■ **Data block**
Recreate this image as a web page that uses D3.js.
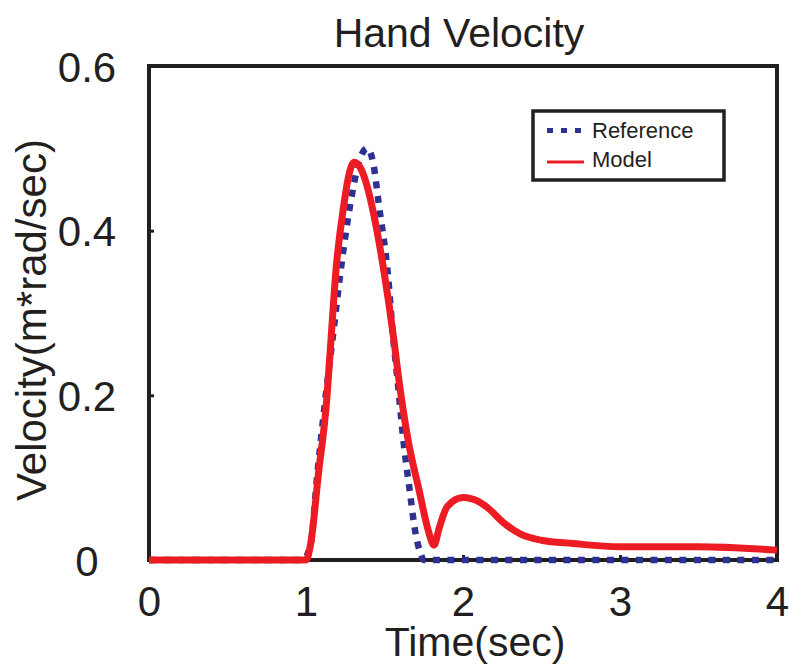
<!DOCTYPE html>
<html>
<head>
<meta charset="utf-8">
<script src="https://cdn.jsdelivr.net/npm/d3@7"></script>
<style>
  body { margin: 0; background: #fff; }
  text { font-family: "Liberation Sans", Arial, sans-serif; fill: #231f20; }
</style>
</head>
<body>
<svg id="chart"></svg>
<script>
// time (sec) and velocity values
var refT = [0, 0.98, 1.03, 1.07, 1.12, 1.17, 1.22, 1.28, 1.34, 1.39, 1.43, 1.465, 1.52, 1.555, 1.585, 1.62, 1.66, 1.70, 1.73, 1.75, 2.5, 4];
var refV = [0, 0, 0.02, 0.1, 0.19, 0.27, 0.35, 0.43, 0.485, 0.5, 0.48, 0.43, 0.35, 0.27, 0.215, 0.146, 0.085, 0.03, 0.008, 0, 0, 0];

var modT = [0, 1.0, 1.03, 1.08, 1.13, 1.16, 1.19, 1.24, 1.27, 1.306, 1.35, 1.38, 1.42, 1.497, 1.56, 1.586, 1.65, 1.72, 1.78, 1.815, 1.85, 1.9, 2.0, 2.1, 2.16, 2.26, 2.37, 2.5, 2.7, 3.0, 3.5, 4.0];
var modV = [0, 0, 0.02, 0.106, 0.19, 0.27, 0.35, 0.43, 0.465, 0.483, 0.475, 0.46, 0.43, 0.35, 0.267, 0.227, 0.146, 0.085, 0.035, 0.018, 0.04, 0.065, 0.076, 0.071, 0.063, 0.045, 0.031, 0.024, 0.02, 0.016, 0.016, 0.012];

var xTicks = [0, 1, 2, 3, 4];
var yTicks = [0, 0.2, 0.4, 0.6];
var seriesNames = ["Reference", "Model"];

var W = 789, H = 666;
var pLeft = 149, pRight = 777, pTop = 66, pBottom = 560;
var ink = "#231f20", blue = "#2e3192", red = "#ed1c24";

var svg = d3.select("#chart").attr("width", W).attr("height", H);

var x = d3.scaleLinear().domain([0, 4]).range([pLeft, pRight]);
var y = d3.scaleLinear().domain([0, 0.6]).range([pBottom, pTop]);

// ticks (inside)
var xAxis = svg.append("g")
  .attr("transform", "translate(0," + pBottom + ")")
  .call(d3.axisBottom(x).tickValues(xTicks).tickSizeInner(-5).tickSizeOuter(0).tickFormat(d3.format("d")));
xAxis.select(".domain").remove();
xAxis.selectAll("line").attr("stroke", ink).attr("stroke-width", 3);
xAxis.selectAll("text").attr("y", 0).attr("dy", null).attr("transform", "translate(0,56)")
  .style("font-size", "42px").attr("fill", ink);

var yAxis = svg.append("g")
  .attr("transform", "translate(" + pLeft + ",0)")
  .call(d3.axisLeft(y).tickValues(yTicks).tickSizeInner(-5).tickSizeOuter(0)
    .tickFormat(function (d) { return d === 0 ? "0" : d.toFixed(1); }));
yAxis.select(".domain").remove();
yAxis.selectAll("line").attr("stroke", ink).attr("stroke-width", 3);
yAxis.selectAll("text").attr("x", -62).attr("dy", "0.36em").attr("text-anchor", "middle")
  .style("font-size", "42px").attr("fill", ink);

// lines
var line = d3.line().curve(d3.curveMonotoneX)
  .x(function (d) { return x(d[0]); })
  .y(function (d) { return y(d[1]); });

var refData = refT.map(function (t, i) { return [t, refV[i]]; });
var modData = modT.map(function (t, i) { return [t, modV[i]]; });

// frame
svg.append("rect")
  .attr("x", pLeft).attr("y", pTop)
  .attr("width", pRight - pLeft).attr("height", pBottom - pTop)
  .attr("fill", "none").attr("stroke", ink).attr("stroke-width", 4);

svg.append("path").datum(refData).attr("d", line)
  .attr("fill", "none").attr("stroke", blue).attr("stroke-width", 6.5)
  .attr("stroke-dasharray", "7,7.5");

svg.append("path").datum(modData).attr("d", line)
  .attr("fill", "none").attr("stroke", red).attr("stroke-width", 7)
  .attr("stroke-linejoin", "round");

// legend
var lg = svg.append("g");
lg.append("rect").attr("x", 533).attr("y", 111).attr("width", 191).attr("height", 69)
  .attr("fill", "#fff").attr("stroke", ink).attr("stroke-width", 3.5);
lg.append("line").attr("x1", 547).attr("x2", 583).attr("y1", 130.5).attr("y2", 130.5)
  .attr("stroke", blue).attr("stroke-width", 5).attr("stroke-dasharray", "6,8");
lg.append("line").attr("x1", 547).attr("x2", 584).attr("y1", 162).attr("y2", 162)
  .attr("stroke", red).attr("stroke-width", 3);
lg.selectAll("text.leg").data(seriesNames).enter().append("text")
  .attr("class", "leg")
  .attr("x", 592).attr("y", function (d, i) { return 138 + i * 29; })
  .style("font-size", "22px")
  .text(function (d) { return d; });

// titles
svg.append("text").attr("x", 459).attr("y", 47).attr("text-anchor", "middle")
  .style("font-size", "41px").text("Hand Velocity");
svg.append("text").attr("x", 475).attr("y", 656).attr("text-anchor", "middle")
  .style("font-size", "41px").text("Time(sec)");
svg.append("text").attr("transform", "translate(46,320) rotate(-90)").attr("text-anchor", "middle")
  .style("font-size", "42px").text("Velocity(m*rad/sec)");
</script>
</body>
</html>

■ **What you will do**
Return the whole listing, word for word, and leave out every picture.

■ **Written response**
Recreate this image as a web page that uses D3.js.
<!DOCTYPE html>
<html>
<head>
<meta charset="utf-8">
<script src="https://cdn.jsdelivr.net/npm/d3@7"></script>
<style>
  body { margin: 0; background: #fff; }
  text { font-family: "Liberation Sans", Arial, sans-serif; fill: #231f20; }
</style>
</head>
<body>
<svg id="chart"></svg>
<script>
// time (sec) and velocity values
var refT = [0, 0.98, 1.03, 1.07, 1.12, 1.17, 1.22, 1.28, 1.34, 1.39, 1.43, 1.465, 1.52, 1.555, 1.585, 1.62, 1.66, 1.70, 1.73, 1.75, 2.5, 4];
var refV = [0, 0, 0.02, 0.1, 0.19, 0.27, 0.35, 0.43, 0.485, 0.5, 0.48, 0.43, 0.35, 0.27, 0.215, 0.146, 0.085, 0.03, 0.008, 0, 0, 0];

var modT = [0, 1.0, 1.03, 1.08, 1.13, 1.16, 1.19, 1.24, 1.27, 1.306, 1.35, 1.38, 1.42, 1.497, 1.56, 1.586, 1.65, 1.72, 1.78, 1.815, 1.85, 1.9, 2.0, 2.1, 2.16, 2.26, 2.37, 2.5, 2.7, 3.0, 3.5, 4.0];
var modV = [0, 0, 0.02, 0.106, 0.19, 0.27, 0.35, 0.43, 0.465, 0.483, 0.475, 0.46, 0.43, 0.35, 0.267, 0.227, 0.146, 0.085, 0.035, 0.018, 0.04, 0.065, 0.076, 0.071, 0.063, 0.045, 0.031, 0.024, 0.02, 0.016, 0.016, 0.012];

var xTicks = [0, 1, 2, 3, 4];
var yTicks = [0, 0.2, 0.4, 0.6];
var seriesNames = ["Reference", "Model"];

var W = 789, H = 666;
var pLeft = 149, pRight = 777, pTop = 66, pBottom = 560;
var ink = "#231f20", blue = "#2e3192", red = "#ed1c24";

var svg = d3.select("#chart").attr("width", W).attr("height", H);

var x = d3.scaleLinear().domain([0, 4]).range([pLeft, pRight]);
var y = d3.scaleLinear().domain([0, 0.6]).range([pBottom, pTop]);

// ticks (inside)
var xAxis = svg.append("g")
  .attr("transform", "translate(0," + pBottom + ")")
  .call(d3.axisBottom(x).tickValues(xTicks).tickSizeInner(-5).tickSizeOuter(0).tickFormat(d3.format("d")));
xAxis.select(".domain").remove();
xAxis.selectAll("line").attr("stroke", ink).attr("stroke-width", 3);
xAxis.selectAll("text").attr("y", 0).attr("dy", null).attr("transform", "translate(0,56)")
  .style("font-size", "42px").attr("fill", ink);

var yAxis = svg.append("g")
  .attr("transform", "translate(" + pLeft + ",0)")
  .call(d3.axisLeft(y).tickValues(yTicks).tickSizeInner(-5).tickSizeOuter(0)
    .tickFormat(function (d) { return d === 0 ? "0" : d.toFixed(1); }));
yAxis.select(".domain").remove();
yAxis.selectAll("line").attr("stroke", ink).attr("stroke-width", 3);
yAxis.selectAll("text").attr("x", -62).attr("dy", "0.36em").attr("text-anchor", "middle")
  .style("font-size", "42px").attr("fill", ink);

// lines
var line = d3.line().curve(d3.curveMonotoneX)
  .x(function (d) { return x(d[0]); })
  .y(function (d) { return y(d[1]); });

var refData = refT.map(function (t, i) { return [t, refV[i]]; });
var modData = modT.map(function (t, i) { return [t, modV[i]]; });

// frame
svg.append("rect")
  .attr("x", pLeft).attr("y", pTop)
  .attr("width", pRight - pLeft).attr("height", pBottom - pTop)
  .attr("fill", "none").attr("stroke", ink).attr("stroke-width", 4);

svg.append("path").datum(refData).attr("d", line)
  .attr("fill", "none").attr("stroke", blue).attr("stroke-width", 6.5)
  .attr("stroke-dasharray", "7,7.5");

svg.append("path").datum(modData).attr("d", line)
  .attr("fill", "none").attr("stroke", red).attr("stroke-width", 7)
  .attr("stroke-linejoin", "round");

// legend
var lg = svg.append("g");
lg.append("rect").attr("x", 533).attr("y", 111).attr("width", 191).attr("height", 69)
  .attr("fill", "#fff").attr("stroke", ink).attr("stroke-width", 3.5);
lg.append("line").attr("x1", 547).attr("x2", 583).attr("y1", 130.5).attr("y2", 130.5)
  .attr("stroke", blue).attr("stroke-width", 5).attr("stroke-dasharray", "6,8");
lg.append("line").attr("x1", 547).attr("x2", 584).attr("y1", 162).attr("y2", 162)
  .attr("stroke", red).attr("stroke-width", 3);
lg.selectAll("text.leg").data(seriesNames).enter().append("text")
  .attr("class", "leg")
  .attr("x", 592).attr("y", function (d, i) { return 138 + i * 29; })
  .style("font-size", "22px")
  .text(function (d) { return d; });

// titles
svg.append("text").attr("x", 459).attr("y", 47).attr("text-anchor", "middle")
  .style("font-size", "41px").text("Hand Velocity");
svg.append("text").attr("x", 475).attr("y", 656).attr("text-anchor", "middle")
  .style("font-size", "41px").text("Time(sec)");
svg.append("text").attr("transform", "translate(46,320) rotate(-90)").attr("text-anchor", "middle")
  .style("font-size", "42px").text("Velocity(m*rad/sec)");
</script>
</body>
</html>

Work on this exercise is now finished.